The task> Repeat the material below exactly, with no pictures.

Provided data>
○ ○ ○

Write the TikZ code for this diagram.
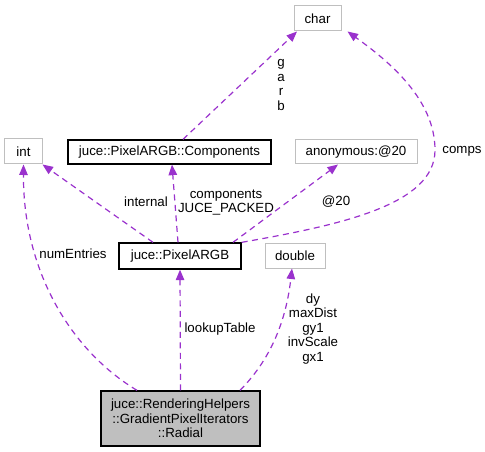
\documentclass[tikz,border=0pt]{standalone}
\usepackage{fontspec}
\setmainfont{Liberation Sans}
\usetikzlibrary{arrows.meta}
\definecolor{edgecol}{HTML}{9A32CD}
\definecolor{boxgray}{HTML}{BFBFBF}
\tikzset{
  box/.style={draw=boxgray, line width=1bp, fill=white, inner sep=0pt, font=\fontsize{13.3bp}{15bp}\selectfont, text=black},
  mainbox/.style={draw=black, line width=1.3bp, fill=white, inner sep=0pt, font=\fontsize{13.3bp}{15bp}\selectfont},
  edge/.style={draw=edgecol, line width=1.2bp, dash pattern=on 6bp off 4.5bp, -{Triangle[length=10.5bp,width=8.5bp]}},
  lbl/.style={font=\fontsize{13.3bp}{14.5bp}\selectfont, inner sep=0pt, align=center},
}
\begin{document}
\begin{tikzpicture}[x=1bp,y=-1bp]
\useasboundingbox (0,0) rectangle (485,452);
\node[box, minimum width=47bp, minimum height=25bp] (char) at (317.5,18.5) {char};
\node[box, minimum width=37bp, minimum height=25bp] (int) at (23.5,151.5) {int};
\node[mainbox, minimum width=203bp, minimum height=24bp] (comp) at (169.5,152) {juce::PixelARGB::Components};
\node[box, minimum width=122bp, minimum height=24bp] (anon) at (356,152) {anonymous:@20};
\node[mainbox, minimum width=122bp, minimum height=26bp] (pix) at (180,256) {juce::PixelARGB};
\node[box, minimum width=60bp, minimum height=25bp] (dbl) at (295,255.5) {double};
\node[mainbox, fill=boxgray, minimum width=159bp, minimum height=55bp, align=center, font=\fontsize{13.3bp}{14.5bp}\selectfont] (radial) at (180.5,418.5) {juce::RenderingHelpers\\::GradientPixelIterators\\::Radial};

\draw[edge] ([xshift=13.5bp]comp.north) -- ([xshift=-20.5bp]char.south);
\draw[edge] (pix.north east) .. controls (340,225) and (435,205) .. (435,150) .. controls (435,100) and (390,62) .. ([xshift=6bp]char.south east);
\draw[edge] ([xshift=-27bp]pix.north) -- (int.south east);
\draw[edge] ([xshift=-2bp]pix.north) -- ([xshift=2.5bp]comp.south);
\draw[edge] ([xshift=53bp]pix.north) -- ([xshift=-18bp]anon.south);
\draw[edge] ([xshift=-43.5bp]radial.north) .. controls (70,350) and (23,270) .. (int.south);
\draw[edge] (radial.north) -- (pix.south);
\draw[edge] ([xshift=59.5bp]radial.north) .. controls (265,365) and (285,330) .. ([xshift=-3bp]dbl.south);

\node[lbl] (lg) at (281,85) {g\\a\\r\\b};
\node[lbl] (lcomps) at (462,151) {comps};
\node[lbl] (linternal) at (146,202) {internal};
\node[lbl] (lcomponents) at (226,202.5) {components\\JUCE\_PACKED};
\node[lbl] (l20) at (336,202) {@20};
\node[lbl] (lnum) at (73,254) {numEntries};
\node[lbl] (llookup) at (220,329) {lookupTable};
\node[lbl] (ldbl) at (313,329) {dy\\maxDist\\gy1\\invScale\\gx1};
\end{tikzpicture}
\end{document}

○ ○ ○

Response to the exercise>
Write the TikZ code for this diagram.
\documentclass[tikz,border=0pt]{standalone}
\usepackage{fontspec}
\setmainfont{Liberation Sans}
\usetikzlibrary{arrows.meta}
\definecolor{edgecol}{HTML}{9A32CD}
\definecolor{boxgray}{HTML}{BFBFBF}
\tikzset{
  box/.style={draw=boxgray, line width=1bp, fill=white, inner sep=0pt, font=\fontsize{13.3bp}{15bp}\selectfont, text=black},
  mainbox/.style={draw=black, line width=1.3bp, fill=white, inner sep=0pt, font=\fontsize{13.3bp}{15bp}\selectfont},
  edge/.style={draw=edgecol, line width=1.2bp, dash pattern=on 6bp off 4.5bp, -{Triangle[length=10.5bp,width=8.5bp]}},
  lbl/.style={font=\fontsize{13.3bp}{14.5bp}\selectfont, inner sep=0pt, align=center},
}
\begin{document}
\begin{tikzpicture}[x=1bp,y=-1bp]
\useasboundingbox (0,0) rectangle (485,452);
\node[box, minimum width=47bp, minimum height=25bp] (char) at (317.5,18.5) {char};
\node[box, minimum width=37bp, minimum height=25bp] (int) at (23.5,151.5) {int};
\node[mainbox, minimum width=203bp, minimum height=24bp] (comp) at (169.5,152) {juce::PixelARGB::Components};
\node[box, minimum width=122bp, minimum height=24bp] (anon) at (356,152) {anonymous:@20};
\node[mainbox, minimum width=122bp, minimum height=26bp] (pix) at (180,256) {juce::PixelARGB};
\node[box, minimum width=60bp, minimum height=25bp] (dbl) at (295,255.5) {double};
\node[mainbox, fill=boxgray, minimum width=159bp, minimum height=55bp, align=center, font=\fontsize{13.3bp}{14.5bp}\selectfont] (radial) at (180.5,418.5) {juce::RenderingHelpers\\::GradientPixelIterators\\::Radial};

\draw[edge] ([xshift=13.5bp]comp.north) -- ([xshift=-20.5bp]char.south);
\draw[edge] (pix.north east) .. controls (340,225) and (435,205) .. (435,150) .. controls (435,100) and (390,62) .. ([xshift=6bp]char.south east);
\draw[edge] ([xshift=-27bp]pix.north) -- (int.south east);
\draw[edge] ([xshift=-2bp]pix.north) -- ([xshift=2.5bp]comp.south);
\draw[edge] ([xshift=53bp]pix.north) -- ([xshift=-18bp]anon.south);
\draw[edge] ([xshift=-43.5bp]radial.north) .. controls (70,350) and (23,270) .. (int.south);
\draw[edge] (radial.north) -- (pix.south);
\draw[edge] ([xshift=59.5bp]radial.north) .. controls (265,365) and (285,330) .. ([xshift=-3bp]dbl.south);

\node[lbl] (lg) at (281,85) {g\\a\\r\\b};
\node[lbl] (lcomps) at (462,151) {comps};
\node[lbl] (linternal) at (146,202) {internal};
\node[lbl] (lcomponents) at (226,202.5) {components\\JUCE\_PACKED};
\node[lbl] (l20) at (336,202) {@20};
\node[lbl] (lnum) at (73,254) {numEntries};
\node[lbl] (llookup) at (220,329) {lookupTable};
\node[lbl] (ldbl) at (313,329) {dy\\maxDist\\gy1\\invScale\\gx1};
\end{tikzpicture}
\end{document}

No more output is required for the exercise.